Mangkir dari Panggilan Penyidik, Mantan Plt Kadis PMD Sumsel Jadi DPO Korupsi Seragam Batik Desa

Kajari Palembang, Hutamrin menunjukan foto Wilson yang masuk DPO dalam kasus seragam batik desa/ist
Kajari Palembang, Hutamrin menunjukan foto Wilson yang masuk DPO dalam kasus seragam batik desa/ist

Nama Wilson, mantan Pelaksana Tugas (Plt) Kepala Dinas Pemberdayaan Masyarakat dan Desa (PMD) Sumatera Selatan, kini resmi masuk dalam daftar buronan Kejaksaan Negeri (Kejari) Palembang.


Ia ditetapkan sebagai Daftar Pencarian Orang (DPO) setelah berulang kali mangkir dari panggilan penyidik dalam kasus dugaan korupsi pengadaan seragam batik untuk perangkat desa se-Sumsel.

Misteri keberadaan Wilson mencuat sejak ia ditetapkan sebagai tersangka pada Agustus 2024 lalu. Alih-alih memenuhi panggilan penyidik, ia hanya mengirimkan surat keterangan sakit, tetapi hingga kini tak pernah terlihat batang hidungnya.

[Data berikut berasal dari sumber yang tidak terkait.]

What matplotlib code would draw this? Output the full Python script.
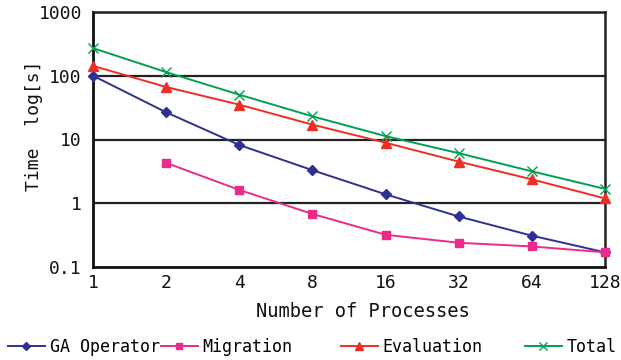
import matplotlib
matplotlib.use("Agg")
import matplotlib.pyplot as plt
from matplotlib.ticker import FixedLocator, NullLocator

processes = [1, 2, 4, 8, 16, 32, 64, 128]
x_labels = ["1", "2", "4", "8", "16", "32", "64", "128"]
ga_operator = [100, 26.7, 8.2, 3.3, 1.38, 0.62, 0.31, 0.17]
migration_x = [2, 4, 8, 16, 32, 64, 128]
migration = [4.3, 1.62, 0.68, 0.32, 0.24, 0.21, 0.17]
evaluation = [143, 66.6, 35.2, 17.1, 8.9, 4.5, 2.37, 1.19]
total = [271, 114, 50.5, 23.1, 11.3, 6.1, 3.17, 1.68]
y_ticks = [0.1, 1, 10, 100, 1000]
y_labels = ["0.1", "1", "10", "100", "1000"]

plt.rcParams['font.family'] = ['DejaVu Sans Mono', 'DejaVu Sans']

W, H = 621, 360
fig = plt.figure(figsize=(W / 100, H / 100), dpi=100)
ax = fig.add_axes([93 / W, 1 - 267 / H, (605 - 93) / W, (267 - 12) / H])

ax.set_xscale('log', base=2)
ax.set_yscale('log')
ax.set_xlim(1, 128)
ax.set_ylim(0.1, 1000)

for yv in [1, 10, 100, 1000]:
    ax.axhline(yv, color='#222222', lw=1.6, zorder=1)

lw = 1.4
lines = []
lines.append(ax.plot(processes, ga_operator, color='#2E3192', lw=lw, marker='D', ms=5.5,
                     label='GA Operator', zorder=3, clip_on=False)[0])
lines.append(ax.plot(migration_x, migration, color='#EC2A8C', lw=lw, marker='s', ms=6,
                     label='Migration', zorder=3, clip_on=False)[0])
lines.append(ax.plot(processes, evaluation, color='#EE2E24', lw=lw, marker='^', ms=7,
                     label='Evaluation', zorder=3, clip_on=False)[0])
lines.append(ax.plot(processes, total, color='#00A050', lw=lw, marker='x', ms=7, mew=1.0,
                     label='Total', zorder=3, clip_on=False)[0])

ax.xaxis.set_major_locator(FixedLocator(processes))
ax.xaxis.set_minor_locator(NullLocator())
ax.set_xticklabels(x_labels)
ax.yaxis.set_major_locator(FixedLocator(y_ticks))
ax.yaxis.set_minor_locator(NullLocator())
ax.set_yticklabels(y_labels)

ax.tick_params(axis='both', labelsize=13, length=0, colors='#111111')
ax.tick_params(axis='y', pad=8)
ax.tick_params(axis='x', pad=5)

for s in ['left', 'bottom']:
    ax.spines[s].set_linewidth(2.0)
    ax.spines[s].set_color('#111111')
for s in ['top', 'right']:
    ax.spines[s].set_linewidth(1.8)
    ax.spines[s].set_color('#222222')

ax.set_xlabel('Number of Processes', fontsize=13.5, color='#111111')
ax.xaxis.set_label_coords((363 - 93) / 512, (267 - 302) / 255)
ax.set_ylabel('Time  log[s]', fontsize=13, color='#111111')
ax.yaxis.set_label_coords((43 - 93) / 512, (267 - 126) / 255)

legend_left = [8, 161, 341, 525]
for ln, xl in zip(lines, legend_left):
    fig.legend(handles=[ln], loc='center left', bbox_to_anchor=(xl / W, 1 - 347 / H),
               frameon=False, fontsize=12, handlelength=2.2, handletextpad=0.3,
               borderpad=0, borderaxespad=0, markerscale=0.8)

fig.savefig('out.png', dpi=100)
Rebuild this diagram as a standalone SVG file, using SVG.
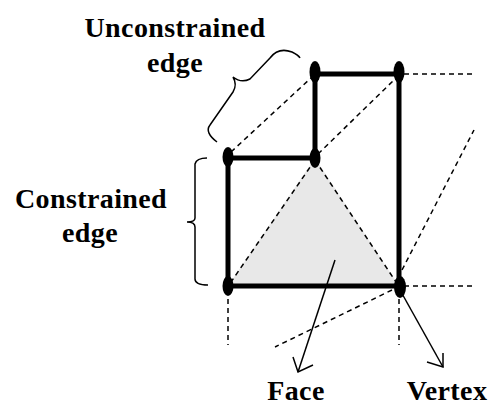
<svg xmlns="http://www.w3.org/2000/svg" width="492" height="407" viewBox="0 0 492 407">
<style>
.lbl{font-family:"Liberation Serif","Times New Roman",serif;font-weight:bold;font-size:28px;fill:#000;text-anchor:middle;letter-spacing:0.4px}
.edge{stroke:#000;stroke-width:5;fill:none;stroke-linecap:butt}
.dash{stroke:#000;stroke-width:1.5;fill:none;stroke-dasharray:5 4}
.thin{stroke:#000;stroke-width:1.5;fill:none}
.vtx{fill:#000}
</style>
<rect width="492" height="407" fill="#fff"/>
<g id="face-region">
<polygon points="315,158 228,286 399,286" fill="#e8e8e8"/>
</g>
<g id="connectors">
<line class="dash" x1="315" y1="160" x2="231" y2="282"/>
<line class="dash" x1="315" y1="160" x2="396" y2="282"/>
<line class="dash" x1="231" y1="152" x2="312" y2="77"/>
<line class="dash" x1="318" y1="154" x2="396" y2="78"/>
<line class="dash" x1="404" y1="74" x2="472" y2="74"/>
<line class="dash" x1="404" y1="286" x2="472" y2="286"/>
<line class="dash" x1="402" y1="270" x2="474" y2="130"/>
<line class="dash" x1="392" y1="290" x2="275" y2="347"/>
<line class="dash" x1="228" y1="299" x2="228" y2="345"/>
<line class="dash" x1="399" y1="299" x2="399" y2="345"/>
<line class="edge" x1="315" y1="74" x2="399" y2="74"/>
<line class="edge" x1="315" y1="74" x2="315" y2="158"/>
<line class="edge" x1="228" y1="158" x2="315" y2="158"/>
<line class="edge" x1="228" y1="158" x2="228" y2="286"/>
<line class="edge" x1="228" y1="286" x2="399" y2="286"/>
<line class="edge" x1="399" y1="74" x2="399" y2="286"/>
<g id="face-arrow">
<line class="thin" x1="335" y1="260" x2="298" y2="372"/>
<polyline class="thin" points="293,357 298,372 313,365"/>
</g>
<g id="vertex-arrow">
<line class="thin" x1="400" y1="290" x2="443" y2="367"/>
<polyline class="thin" points="427,362 443,367 443,353"/>
</g>
<path id="brace-unconstrained" class="thin" d="M217,142 C209,136 206,130 210,125 L233,92 C236,87 236,82 233,77 C238,81 244,82 250,79 L270,58 C276,50 284,49 292,52 C296,54 299,56 300,58"/>
<path id="brace-constrained" class="thin" d="M207,158 C201,158 196,160 195,164 L195,218 C195,221 192,222 187,222 C192,222 195,224 195,227 L195,279 C195,283 199,285 208,285"/>
</g>
<g id="vertex-A"><ellipse class="vtx" cx="228" cy="157" rx="5.5" ry="10"/></g>
<g id="vertex-B"><ellipse class="vtx" cx="315" cy="158" rx="5.5" ry="10"/></g>
<g id="vertex-C"><ellipse class="vtx" cx="315" cy="72" rx="5.5" ry="11"/></g>
<g id="vertex-D"><ellipse class="vtx" cx="399" cy="72" rx="5.5" ry="11"/></g>
<g id="vertex-E"><ellipse class="vtx" cx="228" cy="286" rx="5.5" ry="10"/></g>
<g id="vertex-F"><ellipse class="vtx" cx="400" cy="287" rx="6" ry="11"/></g>
<g id="label-unconstrained">
<text class="lbl" x="175" y="37">Unconstrained</text>
<text class="lbl" x="175" y="72">edge</text>
</g>
<g id="label-constrained">
<text class="lbl" x="91" y="208">Constrained</text>
<text class="lbl" x="90" y="242">edge</text>
</g>
<g id="label-face"><text class="lbl" x="296" y="400">Face</text></g>
<g id="label-vertex"><text class="lbl" x="447" y="400">Vertex</text></g>
</svg>
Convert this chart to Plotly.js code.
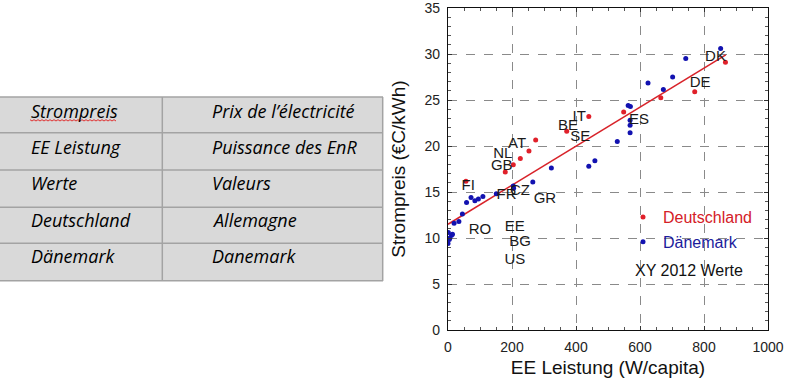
<!DOCTYPE html>
<html>
<head>
<meta charset="utf-8">
<script src="https://cdn.plot.ly/plotly-3.0.1.min.js"></script>
<style>html,body{margin:0;padding:0;background:#fff;}#chart{width:786px;height:380px;}</style>
</head>
<body>
<div id="chart"></div>
<script>
// ---- data ----
const deX = [867, 771, 665, 549, 440, 371, 274, 253, 226, 204, 179, 56];
const deY = [29.1, 25.9, 25.25, 23.7, 23.2, 21.6, 20.65, 19.45, 18.65, 17.97, 17.17, 16.16];
const dkX = [852, 743, 702, 625, 673, 563, 570, 569, 569, 569, 529, 459, 440, 323, 265, 204, 205, 151, 109, 95, 84, 72, 58, 45, 34, 19, 1, 11, 4, 0, 14, 6];
const dkY = [30.6, 29.5, 27.5, 26.85, 26.15, 24.4, 24.3, 22.8, 22.25, 21.45, 20.5, 18.4, 17.8, 17.6, 16.1, 15.65, 15.4, 14.8, 14.5, 14.25, 14.05, 14.4, 13.85, 12.6, 11.8, 11.6, 10.6, 10.3, 9.85, 9.4, 10.4, 10.0];
const fitX = [0, 868];
const fitY = [11.5, 29.9];
const countryLabels = ["DK", "DE", "IT", "BE", "SE", "ES", "AT", "NL", "GB", "FI", "FR", "CZ", "GR", "RO", "EE", "BG", "US"];
const labelX = [836, 788, 410, 375, 413, 597, 216, 171, 168, 63, 183, 225, 303, 100, 209, 225, 209];
const labelY = [29.6, 26.8, 23.1, 22.2, 20.95, 22.8, 20.2, 19.05, 17.85, 15.6, 14.7, 15.05, 14.2, 10.87, 11.2, 9.5, 7.6];
const yTicks = [0, 5, 10, 15, 20, 25, 30, 35];
const xTicks = [0, 200, 400, 600, 800, 1000];
const seriesNames = ["Deutschland", "Dänemark"];
const noteText = "XY 2012 Werte";
const xTitle = "EE Leistung (W/capita)";
const yTitle = "Strompreis (€C/kWh)";
const tableDe = ["Strompreis", "EE Leistung", "Werte", "Deutschland", "Dänemark"];
const tableFr = ["Prix de l’électricité", "Puissance des EnR", "Valeurs", "Allemagne", "Danemark"];

// ---- layout helpers (pixel -> paper) ----
const M = {l: 448, r: 18, t: 8, b: 50};
const PW = 786 - M.l - M.r, PH = 380 - M.t - M.b;
const px = x => (x - M.l) / PW;
const py = y => (380 - M.b - y) / PH;

const RED = "#e0202a", BLUE = "#1212b0";
const FONT = "Liberation Sans, Arial, sans-serif";
const TFONT = "Open Sans, Lato, sans-serif";

const traces = [
  {x: fitX, y: fitY, mode: "lines", line: {color: "#d8232a", width: 1.6}, showlegend: false, hoverinfo: "skip"},
  {x: deX, y: deY, mode: "markers", name: '<span style="color:#d42027">' + seriesNames[0] + '</span>',
   marker: {color: RED, size: 5}, legendgroup: "a"},
  {x: dkX, y: dkY, mode: "markers", name: '<span style="color:#1c1c9c">' + seriesNames[1] + '</span>',
   marker: {color: BLUE, size: 5}, legendgroup: "b"},
  {x: labelX, y: labelY, mode: "text", text: countryLabels, textfont: {family: FONT, size: 15, color: "#1a1a1a"},
   textposition: "middle center", showlegend: false, hoverinfo: "skip", cliponaxis: false}
];

// table shapes
const shapes = [];
shapes.push({type: "rect", xref: "paper", yref: "paper", x0: px(0), x1: px(383), y0: py(97), y1: py(281),
  fillcolor: "#d9d9d9", line: {width: 0}, layer: "below"});
const rowLines = [97, 132.7, 170, 207.3, 243.3, 280.7];
rowLines.forEach(y => shapes.push({type: "line", xref: "paper", yref: "paper", x0: px(0), x1: px(383), y0: py(y), y1: py(y),
  line: {color: "#a3a3a3", width: 1.5}}));
[162.3, 382.7].forEach(x => shapes.push({type: "line", xref: "paper", yref: "paper", x0: px(x), x1: px(x), y0: py(97), y1: py(281),
  line: {color: "#a3a3a3", width: 1.5}}));
// spellcheck wavy underline under "Strompreis"
let path = "";
for (let i = 0, x = 30; x <= 117; i++, x += 2) {
  const yy = 120 + (i % 2 ? 1 : -0.3);
  path += (i === 0 ? "M" : "L") + px(x) + "," + py(yy) + " ";
}
shapes.push({type: "path", xref: "paper", yref: "paper", path: path, line: {color: "#e03030", width: 1}});
// white legend backdrop (covers grid)
shapes.push({type: "rect", xref: "paper", yref: "paper", x0: px(627), x1: px(763), y0: py(204), y1: py(284),
  fillcolor: "#ffffff", line: {width: 0}, layer: "between"});

const annotations = [];
const rowCenters = [110.5, 147, 183.5, 220, 256];
tableDe.forEach((t, i) => annotations.push({xref: "paper", yref: "paper", x: px(29), y: py(rowCenters[i]),
  xanchor: "left", yanchor: "middle", showarrow: false, text: "<i>" + t + "</i>",
  font: {family: TFONT, size: 18, color: "#000"}}));
tableFr.forEach((t, i) => annotations.push({xref: "paper", yref: "paper", x: px(210), y: py(rowCenters[i]),
  xanchor: "left", yanchor: "middle", showarrow: false, text: "<i>" + t + "</i>",
  font: {family: TFONT, size: 18, color: "#000"}}));
annotations.push({xref: "paper", yref: "paper", x: px(633), y: py(270), xanchor: "left", yanchor: "middle",
  showarrow: false, text: noteText, font: {family: FONT, size: 16, color: "#111"}});

const axisCommon = {
  showline: true, linecolor: "#111", linewidth: 1.2, mirror: "allticks",
  showgrid: true, gridcolor: "#8a8a8a", griddash: "dash", gridwidth: 1,
  zeroline: false, ticks: "inside", ticklen: 4, tickcolor: "#333",
  tickfont: {family: FONT, size: 14, color: "#222"},
  automargin: false, tickmode: "array", ticklabeloverflow: "allow"
};

const layout = {
  width: 786, height: 380, margin: M,
  paper_bgcolor: "#fff", plot_bgcolor: "#fff",
  font: {family: FONT},
  xaxis: Object.assign({}, axisCommon, {range: [0, 1000], tickvals: xTicks, ticktext: xTicks.map(String),
    minor: {ticks: "inside", dtick: 50, tick0: 0, ticklen: 3, tickcolor: "#555", showgrid: false},
    ticklabelstandoff: 4,
    title: {text: xTitle, font: {family: FONT, size: 19, color: "#111"}, standoff: 6}}),
  yaxis: Object.assign({}, axisCommon, {range: [0, 35], tickvals: yTicks, ticktext: yTicks.map(String),
    minor: {ticks: "inside", dtick: 1, tick0: 0, ticklen: 3, tickcolor: "#555", showgrid: false},
    ticklabelstandoff: 4,
    title: {text: yTitle, font: {family: FONT, size: 19, color: "#111"}, standoff: 13}}),
  showlegend: true,
  legend: {x: px(623), y: py(200), xanchor: "left", yanchor: "top", bgcolor: "rgba(0,0,0,0)",
    font: {family: FONT, size: 16}, tracegroupgap: 1, itemclick: false},
  shapes: shapes,
  annotations: annotations
};

Plotly.newPlot("chart", traces, layout, {displayModeBar: false, staticPlot: true});
</script>
</body>
</html>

“Karena terus menghindar dan tidak kooperatif, kami menetapkannya sebagai DPO,” tegas Kepala Kejari Palembang, Hutamrin SH MH, dalam konferensi pers, Senin (26/5/2025). 

Kejari Palembang juga telah meminta bantuan dari bidang intelijen Kejaksaan Agung untuk turut melacak dan menangkap Wilson.  Hutamrin dengan tegas mengimbau agar Wilson segera menyerahkan diri, karena tidak ada tempat aman bagi pelaku korupsi

"Kami juga minta bantuan intelijen Kejagung untuk melacak keberadaan yang bersangkutan. Sampai ke lubang semut pun akan kami cari," tegasnya. 

Wilson bukan nama baru dalam pusaran perkara ini. Ia disebut dalam dakwaan sidang korupsi yang menjerat tiga terdakwa lainnya yakni Agus Sumantri, Joko Nuraini, dan Priyo Prasetyo. Ketiganya telah divonis bersalah atas keterlibatan dalam proyek fiktif pengadaan batik tahun anggaran 2021, yang merugikan keuangan negara hingga Rp871,3 juta.

Dalam dokumen dakwaan, Wilson diduga menerima aliran dana sebesar Rp50 juta dari proyek tersebut. Agus Sumantri, selaku Ketua PPDI Sumsel sekaligus makelar proyek, menerima porsi terbesar, yakni Rp156,4 juta. Joko Nuraini yang bertindak sebagai subkontraktor menerima Rp403,9 juta, dan Priyo Prasetyo sebesar Rp5 juta.

Modus operandi kasus ini diduga melibatkan praktik mark-up dan manipulasi anggaran dalam pengadaan batik perangkat desa, program yang awalnya digagas sebagai simbol kebersamaan dan identitas desa oleh pemerintah provinsi. 

Kejaksaan berharap masyarakat yang mengetahui keberadaan Wilson dapat segera melapor. "Kami imbau yang bersangkutan menyerahkan diri. Karena pelarian hanya akan memperberat proses hukum," pungkas Hutamrin.